Saudi Arabia leads the way to continuous transaction controls in the Gulf
Saudi Arabia introduced an e-invoicing regime with a phased approach in December 2021. Having only introduced VAT on 1 January 2018, the country is already leading the way in digitizing tax compliance in the Gulf Region.
According to the finalised rules published by Saudi Arabia’s tax authority, Zakat, Tax and Customs Authority (ZATCA) the go-live date of the second phase is 1 January 2023.
In addition to other requirements, Phase 2 also introduced integration with a digital ZATCA platform for continuous transaction controls (CTCs), requiring taxpayers to clear invoices ahead of transmission to buyers.

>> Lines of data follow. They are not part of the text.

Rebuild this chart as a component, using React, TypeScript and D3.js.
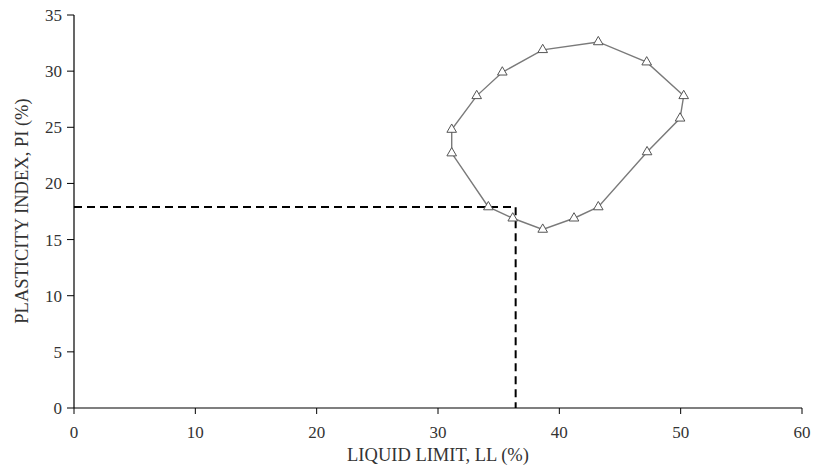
import React from "react";
import * as d3 from "d3";

const LL: number[] = [34.15, 31.13, 31.13, 33.19, 35.3, 38.63, 43.21, 47.2, 50.25, 49.95, 47.23, 43.21, 41.21, 38.63, 36.16];
const PI: number[] = [17.9, 22.7, 24.8, 27.8, 29.9, 31.9, 32.6, 30.8, 27.8, 25.8, 22.8, 17.9, 16.9, 15.9, 16.9];
const xTicks: number[] = [0, 10, 20, 30, 40, 50, 60];
const yTicks: number[] = [0, 5, 10, 15, 20, 25, 30, 35];
const guideLL = 36.4;
const guidePI = 17.9;

const W = 816;
const H = 470;
const M = { left: 74, right: 14, top: 15, bottom: 62 };
const FONT = "'Liberation Serif', 'Times New Roman', serif";

export default function App() {
  const x = d3.scaleLinear().domain([0, 60]).range([M.left, W - M.right]);
  const y = d3.scaleLinear().domain([0, 35]).range([H - M.bottom, M.top]);
  const pts: [number, number][] = LL.map((v, i) => [v, PI[i]]);
  const line = d3
    .line<[number, number]>()
    .x((d) => x(d[0]))
    .y((d) => y(d[1]))
    .curve(d3.curveLinearClosed);
  const tri = d3.symbol().type(d3.symbolTriangle).size(40)() as string;
  const x0 = x(0);
  const y0 = y(0);
  return (
    <svg
      width={W}
      height={H}
      style={{ position: "absolute", left: 0, top: 0, background: "#fff" }}
      fontFamily={FONT}
    >
      <path
        d={`M${x0},${y(guidePI)}H${x(guideLL)}V${y0}`}
        fill="none"
        stroke="#000"
        strokeWidth={2}
        strokeDasharray="8,5"
      />
      <path d={line(pts) as string} fill="none" stroke="#7a7a7a" strokeWidth={1.4} />
      {pts.map((p, i) => (
        <path
          key={i}
          d={tri}
          transform={`translate(${x(p[0])},${y(p[1])})`}
          fill="#fff"
          stroke="#555"
          strokeWidth={1}
        />
      ))}
      <line x1={x0} x2={x(60)} y1={y0} y2={y0} stroke="#000" strokeWidth={1.2} />
      <line x1={x0} x2={x0} y1={y0} y2={y(35)} stroke="#000" strokeWidth={1.2} />
      {xTicks.map((t) => (
        <g key={"x" + t}>
          <line x1={x(t)} x2={x(t)} y1={y0} y2={y0 + 6} stroke="#000" strokeWidth={1} />
          <text x={x(t)} y={y0 + 30} textAnchor="middle" fontSize={17} fill="#333">
            {t}
          </text>
        </g>
      ))}
      {yTicks.map((t) => (
        <g key={"y" + t}>
          <line x1={x0 - 7} x2={x0} y1={y(t)} y2={y(t)} stroke="#000" strokeWidth={1} />
          <text x={x0 - 12} y={y(t) + 6} textAnchor="end" fontSize={17} fill="#333">
            {t}
          </text>
        </g>
      ))}
      <text x={(x0 + x(60)) / 2} y={461} textAnchor="middle" fontSize={18.5} fill="#333">
        LIQUID LIMIT, LL (%)
      </text>
      <text
        transform={`translate(28,211) rotate(-90)`}
        textAnchor="middle"
        fontSize={18.5}
        fill="#333"
      >
        PLASTICITY INDEX, PI (%)
      </text>
    </svg>
  );
}
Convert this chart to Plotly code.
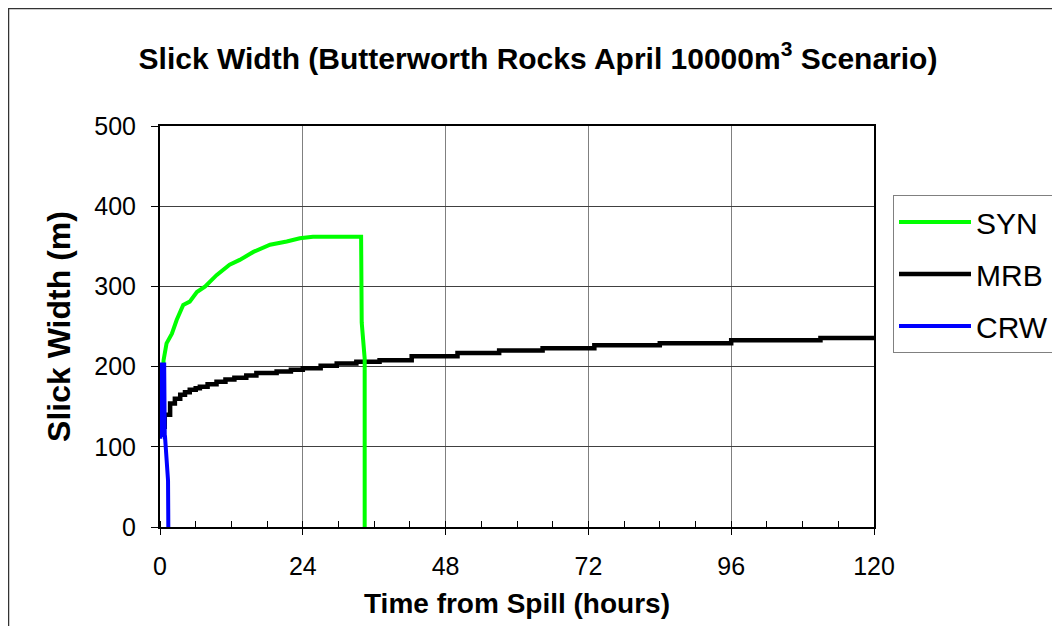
import plotly.graph_objects as go

# ---- data ----
syn_t = [0, 0.3, 0.6, 1.1, 2.0, 2.8, 3.9, 5.0, 6.2, 7.6, 9.5, 11.7, 13.4, 15.7, 18.5,
         21.3, 23.5, 25.7, 33.8, 33.9, 34.4, 34.4]
syn_w = [120, 170, 208, 229, 241, 258, 277, 281, 293, 300, 314, 327, 333, 343, 352,
         356, 360, 362, 362, 255, 210, 0]

mrb_t = [0.3, 0.8, 1.7, 2.5, 3.4, 4.2, 5.0, 6.0, 6.7, 8.0, 9.5, 11.0, 12.5, 14.5, 16.2,
         19.6, 22.0, 24.0, 27.0, 29.7, 33.0, 36.9, 42.3, 50.0, 57.0, 64.3, 73.0, 84.0,
         96.0, 111.0, 120.0]
mrb_w = [125, 140, 154, 160, 165, 168, 171, 173, 175, 178, 181, 184, 186, 189, 192,
         194, 196, 198, 201, 204, 206, 208, 213, 217, 220, 223, 226.5, 229,
         233, 235.6, 235.6]

crw_t = [0, 0.1, 0.2, 0.3, 0.4, 0.5, 0.6, 0.7, 0.8, 0.85, 1.35, 1.4]
crw_w = [110, 205, 112, 205, 115, 205, 118, 205, 112, 112, 58, 0]

x_ticks = [0, 24, 48, 72, 96, 120]
y_ticks = [0, 100, 200, 300, 400, 500]

title_text = "<b>Slick Width (Butterworth Rocks April 10000m<sup>3</sup> Scenario)</b>"

fig = go.Figure()
fig.add_trace(go.Scatter(x=mrb_t, y=mrb_w, name="MRB", mode="lines", line_shape="hv",
                         line=dict(color="#000000", width=4.5), legendrank=2,
                         legendgroup="MRB"))
fig.add_trace(go.Scatter(x=syn_t, y=syn_w, name="SYN", mode="lines",
                         line=dict(color="#00FF00", width=4), legendrank=1,
                         legendgroup="SYN"))
fig.add_trace(go.Scatter(x=crw_t, y=crw_w, name="CRW", mode="lines",
                         line=dict(color="#0000FF", width=4), legendrank=3,
                         legendgroup="CRW"))

# page offset of the figure (default body margin)
OFF = 8
W, H = 1052, 618
L, R, T, B = 152, 186, 118, 99
pw, ph = W - L - R, H - T - B

def px_x(p):  # page pixel -> paper fraction
    return (p - OFF - L) / pw

def px_y(p):
    return (OFF + H - B - p) / ph

fig.update_layout(
    width=W, height=H,
    margin=dict(l=L, r=R, t=T, b=B, autoexpand=False),
    paper_bgcolor="white", plot_bgcolor="white",
    font=dict(family="Liberation Sans, Arial, sans-serif", color="black"),
    title=dict(text=title_text, x=px_x(538), xref="paper", xanchor="center",
               y=1 - (58 - OFF) / H, yanchor="middle",
               font=dict(size=30, color="black")),
    showlegend=True,
    legend=dict(x=px_x(893), y=px_y(195), xanchor="left", yanchor="top",
                bordercolor="#808080", borderwidth=1, bgcolor="white",
                font=dict(size=30, color="black"), tracegroupgap=10,
                traceorder="grouped", itemwidth=72),
    xaxis=dict(range=[0, 120], tickvals=x_ticks, ticktext=[str(v) for v in x_ticks],
               automargin=False,
               showgrid=True, gridcolor="#808080", gridwidth=1,
               showline=True, linecolor="black", linewidth=2, mirror=True,
               ticks="outside", ticklen=6, tickcolor="black", tickwidth=1,
               minor=dict(dtick=6, tick0=0, ticks="inside", ticklen=6,
                          tickcolor="black", showgrid=False),
               tickfont=dict(size=25), zeroline=False, ticklabelstandoff=10,
               title=dict(text="<b>Time from Spill (hours)</b>", font=dict(size=28),
                          standoff=14)),
    yaxis=dict(range=[0, 500], tickvals=y_ticks, ticktext=[str(v) for v in y_ticks],
               automargin=False,
               showgrid=True, gridcolor="#404040", gridwidth=1,
               showline=True, linecolor="black", linewidth=2, mirror=True,
               ticks="outside", ticklen=7, tickcolor="black", tickwidth=1,
               tickfont=dict(size=25), zeroline=False, ticklabelstandoff=10,
               title=dict(text="<b>Slick Width (m)</b>", font=dict(size=32),
                          standoff=14)),
)

# outer chart-area border (left and top edges visible in the reference)
fig.add_shape(type="line", xref="paper", yref="paper",
              x0=px_x(7), x1=px_x(OFF + W + 5), y0=px_y(8.5), y1=px_y(8.5),
              line=dict(color="#333333", width=1.5))
fig.add_shape(type="line", xref="paper", yref="paper",
              x0=px_x(8.5), x1=px_x(8.5), y0=px_y(8), y1=px_y(OFF + H + 5),
              line=dict(color="#333333", width=1.5))

fig.write_html("out.html")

Phase 1 – Mandatory e-invoicing generation with post audit controls: Started on 4 December 2021
Phase 2 – CTC regime: Started on 1 January 2023, requiring taxpayers to transmit e-invoices in addition to electronic notes to tax authority ZATCA for clearance
Phase 1: 4 December 2021 – All resident taxable persons in the Kingdom to generate, amend and store e-invoices and electronic notes (credit and debit notes).
Phase 2: 1 January 2023 – Additional requirements for taxable persons to transmit e-invoices and electronic notes to the ZATCA. It will be a phased adoption starting with larger companies, with more gradually coming into the scope of the mandate. Companies can expect six months’ notice before the deadline by which they must comply.